- DIRECTIONS FOR THIS TASK -
Go through the data below. Pull out every line that has the word "drawn".

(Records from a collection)
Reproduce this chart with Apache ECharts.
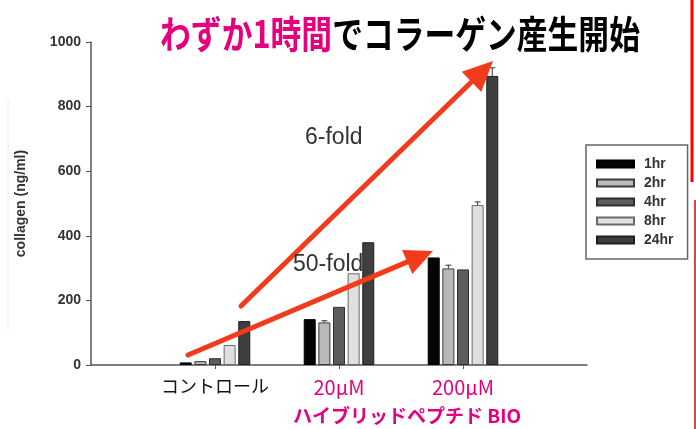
<!DOCTYPE html>
<html>
<head>
<meta charset="utf-8">
<script src="https://cdn.jsdelivr.net/npm/echarts@6/dist/echarts.min.js"></script>
<style>
html,body{margin:0;padding:0;background:#fff;}
#chart{width:696px;height:429px;}
</style>
</head>
<body>
<div id="chart"></div>
<script>
// ---- data ----
var categories = ['', 'コントロール', '20µM', '200µM', ''];
var seriesNames = ['1hr', '2hr', '4hr', '8hr', '24hr'];
var v1hr  = [null, 8, 142, 333, null];
var v2hr  = [null, 12, 132, 299, null];
var v4hr  = [null, 21, 180, 296, null];
var v8hr  = [null, 62, 284, 495, null];
var v24hr = [null, 136, 380, 895, null];
var e2hr  = [0, 0, 5, 10, 0];
var e8hr  = [0, 0, 0, 10, 0];
var e24hr = [0, 0, 0, 25, 0];
var yTicks = [0, 200, 400, 600, 800, 1000];

var values = [v1hr, v2hr, v4hr, v8hr, v24hr];
var errs = [null, e2hr, null, e8hr, e24hr];
var fills = ['#050505', '#b9b9b9', '#5c5c5c', '#e0e0e0', '#3f3f3f'];
var borders = ['#000000', '#3a3a3a', '#2e2e2e', '#6a6a6a', '#1e1e1e'];
var PINK = '#e4007f';
var RED = '#f23a1c';
var BAR_W = 12, GAP = 0.22;
var STEP = BAR_W * (1 + GAP);

var chart = echarts.init(document.getElementById('chart'));

var series = seriesNames.map(function (n, i) {
  return {
    name: n, type: 'bar', data: values[i], barWidth: BAR_W, barGap: (GAP * 100) + '%',
    itemStyle: { color: fills[i], borderColor: borders[i], borderWidth: 1 },
    silent: true
  };
});

var errData = [];
errs.forEach(function (arr, si) {
  if (!arr) return;
  arr.forEach(function (e, ci) {
    if (e > 0 && values[si][ci] != null) errData.push([ci, values[si][ci], e, si]);
  });
});
series.push({
  type: 'custom', name: 'err', silent: true, z: 5,
  data: errData,
  renderItem: function (params, api) {
    var ci = api.value(0), v = api.value(1), e = api.value(2), si = api.value(3);
    var top = api.coord([ci, v + e]);
    var base = api.coord([ci, v]);
    var x = top[0] + (si - 2) * STEP;
    return { type: 'group', children: [
      { type: 'line', shape: { x1: x, y1: base[1], x2: x, y2: top[1] }, style: { stroke: '#333', lineWidth: 1 } },
      { type: 'line', shape: { x1: x - 3, y1: top[1], x2: x + 3, y2: top[1] }, style: { stroke: '#333', lineWidth: 1 } }
    ]};
  }
});

function arrow(x1, y1, x2, y2, len, wid) {
  var dx = x2 - x1, dy = y2 - y1, L = Math.sqrt(dx * dx + dy * dy);
  var ux = dx / L, uy = dy / L, px = -uy, py = ux;
  var bx = x2 - ux * len, by = y2 - uy * len;
  return [
    { type: 'line', shape: { x1: x1, y1: y1, x2: bx + ux * 2, y2: by + uy * 2 }, style: { stroke: RED, lineWidth: 5, lineCap: 'round' }, z: 50 },
    { type: 'polygon', shape: { points: [[x2, y2], [bx + px * wid / 2, by + py * wid / 2], [bx - px * wid / 2, by - py * wid / 2]] }, style: { fill: RED }, z: 50 }
  ];
}

var graphics = [
  { type: 'text', x: 400, y: 34, scaleX: 0.81, z: 60,
    style: { text: '{a|わずか1時間}{b|でコラーゲン産生開始}', align: 'center', verticalAlign: 'middle',
      rich: {
        a: { fill: PINK, fontSize: 38, fontWeight: 'bold', fontFamily: 'Noto Sans CJK JP' },
        b: { fill: '#000', fontSize: 38, fontWeight: 'bold', fontFamily: 'Noto Sans CJK JP' }
      } } },
  { type: 'text', x: 407, y: 416, z: 60,
    style: { text: 'ハイブリッドペプチド BIO', fill: PINK, fontSize: 19, fontWeight: 'bold', fontFamily: 'Noto Sans CJK JP', align: 'center', verticalAlign: 'middle' } },
  { type: 'text', x: 305, y: 138, z: 60,
    style: { text: '6-fold', fill: '#333', fontSize: 23, fontFamily: 'Liberation Sans', align: 'left', verticalAlign: 'middle' } },
  { type: 'text', x: 293, y: 265, z: 60,
    style: { text: '50-fold', fill: '#333', fontSize: 23, fontFamily: 'Liberation Sans', align: 'left', verticalAlign: 'middle' } },
  { type: 'line', shape: { x1: 692, y1: 0, x2: 692, y2: 182 }, style: { stroke: '#ff0000', lineWidth: 3 } },
  { type: 'line', shape: { x1: 695, y1: 200, x2: 695, y2: 429 }, style: { stroke: '#e00000', lineWidth: 1.5 } },
  { type: 'line', shape: { x1: 8, y1: 100, x2: 8, y2: 330 }, style: { stroke: '#ececec', lineWidth: 1 } }
].concat(arrow(241, 306, 493, 61, 30, 28)).concat(arrow(188, 355, 433, 251, 28, 26));

chart.setOption({
  animation: false,
  backgroundColor: '#fff',
  grid: { left: 91, right: 109, top: 42, bottom: 64, containLabel: false },
  legend: {
    data: seriesNames, orient: 'vertical', left: 586, top: 145,
    padding: [12, 14, 12, 10], itemWidth: 37, itemHeight: 7, itemGap: 5,
    borderColor: '#666', borderWidth: 1.5, backgroundColor: '#fff',
    textStyle: { color: '#333', fontSize: 14, fontWeight: 'bold', fontFamily: 'Liberation Sans', lineHeight: 14, padding: [0, 0, 0, 5] },
    icon: 'rect', selectedMode: false
  },
  xAxis: {
    type: 'category', data: categories, boundaryGap: false,
    axisLine: { lineStyle: { color: '#555', width: 1.5 } },
    axisTick: { length: 4, lineStyle: { color: '#555' }, interval: function (i, v) { return v !== ''; } },
    axisLabel: {
      interval: 0, margin: 12,
      formatter: function (v) { return v === 'コントロール' ? '{k|' + v + '}' : (v ? '{p|' + v + '}' : ''); },
      rich: {
        k: { color: '#111', fontSize: 18, fontFamily: 'Noto Sans CJK JP' },
        p: { color: PINK, fontSize: 20, fontFamily: 'Noto Sans CJK JP' }
      }
    },
    splitLine: { show: false }
  },
  yAxis: {
    type: 'value', min: yTicks[0], max: yTicks[yTicks.length - 1], interval: 200,
    name: 'collagen (ng/ml)', nameLocation: 'middle', nameGap: 63, nameRotate: 90,
    nameTextStyle: { color: '#333', fontSize: 14, fontWeight: 'bold', fontFamily: 'Liberation Sans' },
    axisLine: { show: true, lineStyle: { color: '#555', width: 1.5 } },
    axisTick: { show: true, length: 5, lineStyle: { color: '#555' } },
    axisLabel: { color: '#333', fontSize: 14, fontWeight: 'bold', fontFamily: 'Liberation Sans', margin: 10,
      formatter: function (v) { return String(v); } },
    splitLine: { show: false }
  },
  series: series,
  graphic: graphics
});
</script>
</body>
</html>
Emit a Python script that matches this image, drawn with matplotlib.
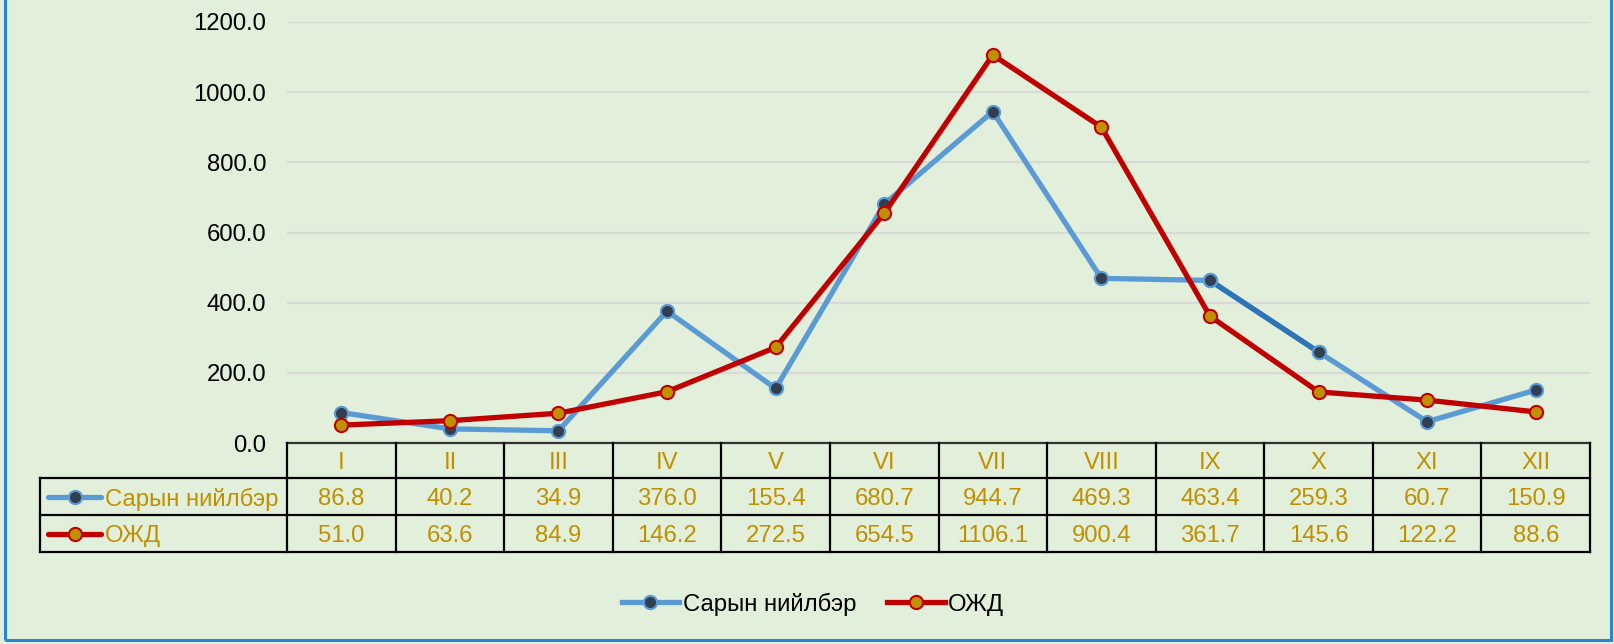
import matplotlib
matplotlib.use("Agg")
import matplotlib.pyplot as plt
from matplotlib.lines import Line2D
from matplotlib.patches import Rectangle

months = ["I", "II", "III", "IV", "V", "VI", "VII", "VIII", "IX", "X", "XI", "XII"]
series_names = ["Сарын нийлбэр", "ОЖД"]
sarin = [86.8, 40.2, 34.9, 376.0, 155.4, 680.7, 944.7, 469.3, 463.4, 259.3, 60.7, 150.9]
ozhd = [51.0, 63.6, 84.9, 146.2, 272.5, 654.5, 1106.1, 900.4, 361.7, 145.6, 122.2, 88.6]
yticks = [0, 200, 400, 600, 800, 1000, 1200]

plt.rcParams['font.family'] = ['Liberation Sans', 'DejaVu Sans']

W, H = 1614, 644
fig = plt.figure(figsize=(W / 100, H / 100), dpi=100)
fig.patch.set_facecolor('#E2EFDA')

def fx(px):
    return px / W

def fy(py):
    return 1 - py / H

# outer border
fig.add_artist(Rectangle((fx(5), fy(640)), fx(1611) - fx(5), fy(-5) - fy(640),
                         transform=fig.transFigure, fill=False,
                         edgecolor='#2A86D4', linewidth=2.2))

ax_l, ax_r, ax_t, ax_b = 287, 1590, 22, 443
ax = fig.add_axes([fx(ax_l), fy(ax_b), fx(ax_r) - fx(ax_l), fy(ax_t) - fy(ax_b)])
ax.set_facecolor('none')
n = len(months)
x = list(range(n))
fs = 17.2
ax.set_xlim(-0.5, n - 0.5)
ax.set_ylim(0, 1200)
ax.set_yticks(yticks)
ax.set_yticklabels([f"{v:.1f}" for v in yticks], fontsize=fs, color='black')
ax.tick_params(axis='y', length=0, pad=15)
ax.set_xticks([])
for s in ax.spines.values():
    s.set_visible(False)
ax.grid(axis='y', color='#D9D9D9', linewidth=1.6)
ax.set_axisbelow(True)

blue_kw = dict(color='#5B9BD5', linewidth=3.8, marker='o', markersize=9.5,
               markerfacecolor='#333F50', markeredgecolor='#5B9BD5', markeredgewidth=1.5)
red_kw = dict(color='#C00000', linewidth=3.8, marker='o', markersize=9.5,
              markerfacecolor='#BF9000', markeredgecolor='#C00000', markeredgewidth=1.5)

ax.plot(x, sarin, zorder=3, solid_capstyle='round', **blue_kw)
ax.plot(x[8:10], sarin[8:10], color='#2E75B6', linewidth=3.8, zorder=3.1)
ax.plot(x[8:10], sarin[8:10], linestyle='none', marker='o', markersize=9.5,
        markerfacecolor='#333F50', markeredgecolor='#5B9BD5', markeredgewidth=1.5, zorder=3.2)
ax.plot(x, ozhd, zorder=4, solid_capstyle='round', **red_kw)

# data table
gold = '#BF9000'
col_w = (ax_r - ax_l) / n
row_y = [443, 478, 515, 552]
tab_left = 40
lw = 1.6
dy = 2.5
fig.add_artist(Line2D([fx(ax_l), fx(ax_r)], [fy(row_y[0])] * 2, color='#333333', lw=lw))
for ry in row_y[1:]:
    fig.add_artist(Line2D([fx(tab_left), fx(ax_r)], [fy(ry)] * 2, color='black', lw=lw))
for i in range(n + 1):
    xx = ax_l + i * col_w
    fig.add_artist(Line2D([fx(xx)] * 2, [fy(row_y[0]), fy(row_y[3])], color='black', lw=lw))
fig.add_artist(Line2D([fx(tab_left)] * 2, [fy(row_y[1]), fy(row_y[3])], color='black', lw=lw))

for i, m in enumerate(months):
    cx = ax_l + (i + 0.5) * col_w
    fig.text(fx(cx), fy((row_y[0] + row_y[1]) / 2 + dy), m, ha='center', va='center',
             fontsize=fs, color=gold)
    fig.text(fx(cx), fy((row_y[1] + row_y[2]) / 2 + dy), f"{sarin[i]:.1f}", ha='center',
             va='center', fontsize=fs, color=gold)
    fig.text(fx(cx), fy((row_y[2] + row_y[3]) / 2 + dy), f"{ozhd[i]:.1f}", ha='center',
             va='center', fontsize=fs, color=gold)

for r, (name, kw) in enumerate(zip(series_names, [blue_kw, red_kw])):
    cy = (row_y[r + 1] + row_y[r + 2]) / 2
    fig.add_artist(Line2D([fx(48), fx(101)], [fy(cy)] * 2, transform=fig.transFigure,
                          solid_capstyle='round', **kw, markevery=[]))
    fig.add_artist(Line2D([fx(74.5)], [fy(cy)], transform=fig.transFigure, linestyle='none',
                          marker='o', markersize=9.5, markerfacecolor=kw['markerfacecolor'],
                          markeredgecolor=kw['markeredgecolor'], markeredgewidth=1.5))
    fig.text(fx(105), fy(cy + dy), name, ha='left', va='center', fontsize=fs, color=gold)

handles = [Line2D([], [], **blue_kw), Line2D([], [], **red_kw)]
leg = fig.legend(handles, series_names, loc='center', bbox_to_anchor=(fx(813), fy(604)),
                 ncol=2, frameon=False, fontsize=fs, handlelength=2.4, handletextpad=0.15,
                 columnspacing=1.3)

fig.savefig('out.png', dpi=100, facecolor=fig.get_facecolor())
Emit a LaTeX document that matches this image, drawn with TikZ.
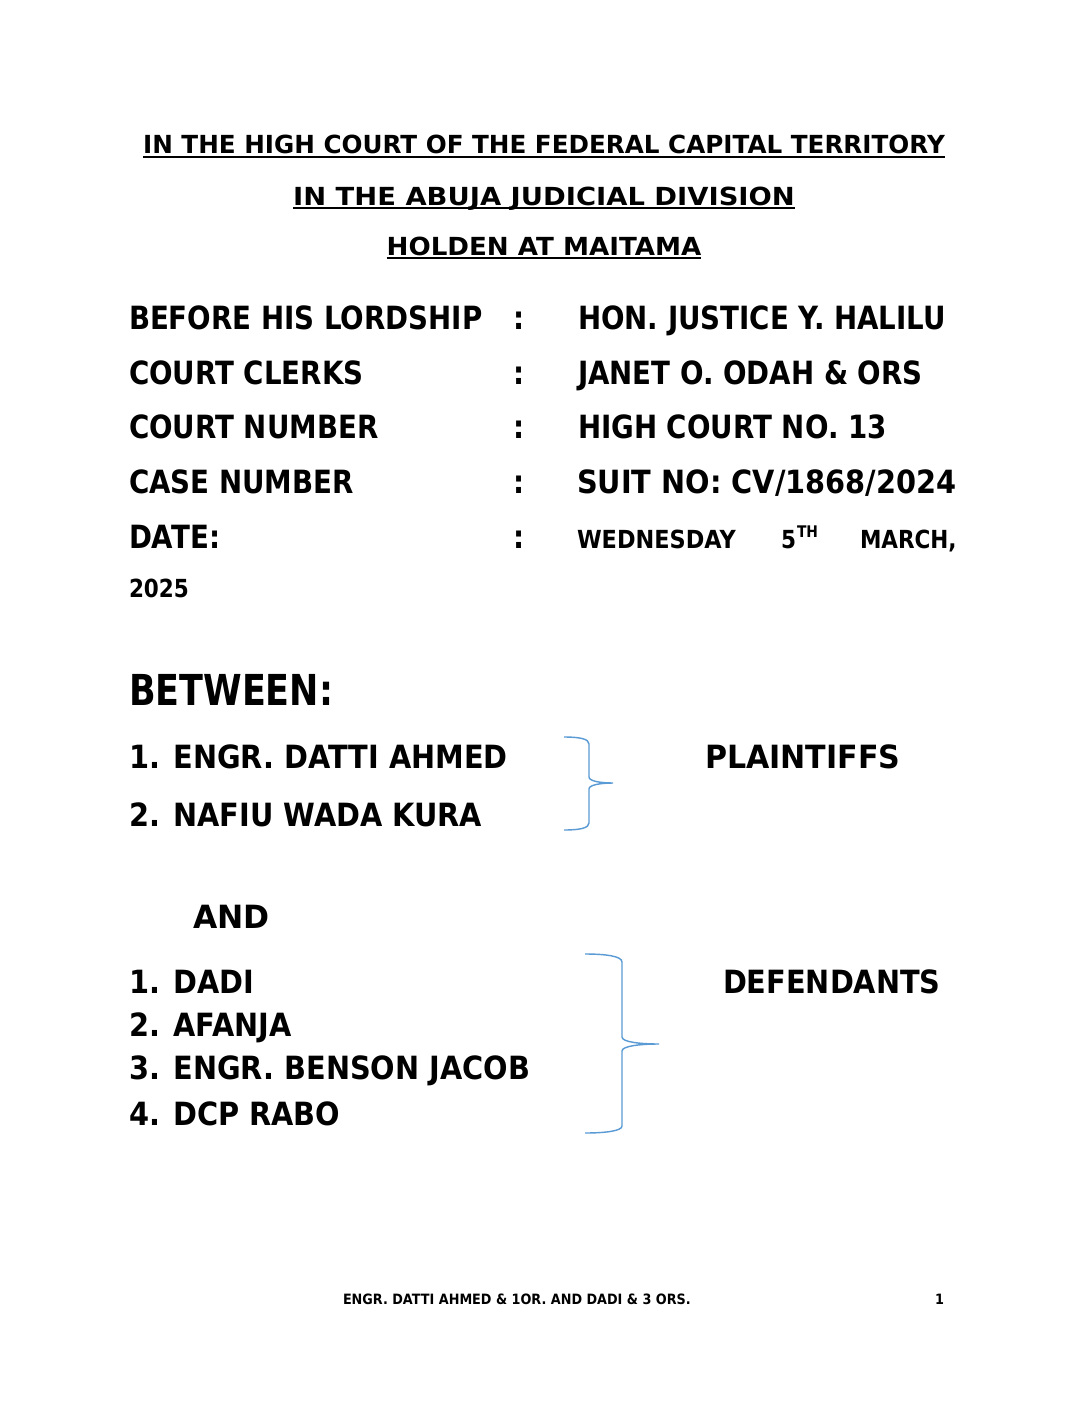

- RESPONSE TO THIS TASK -
Emit a Python script that matches this image, drawn with matplotlib.
Emit a LaTeX document that matches this image, drawn with TikZ.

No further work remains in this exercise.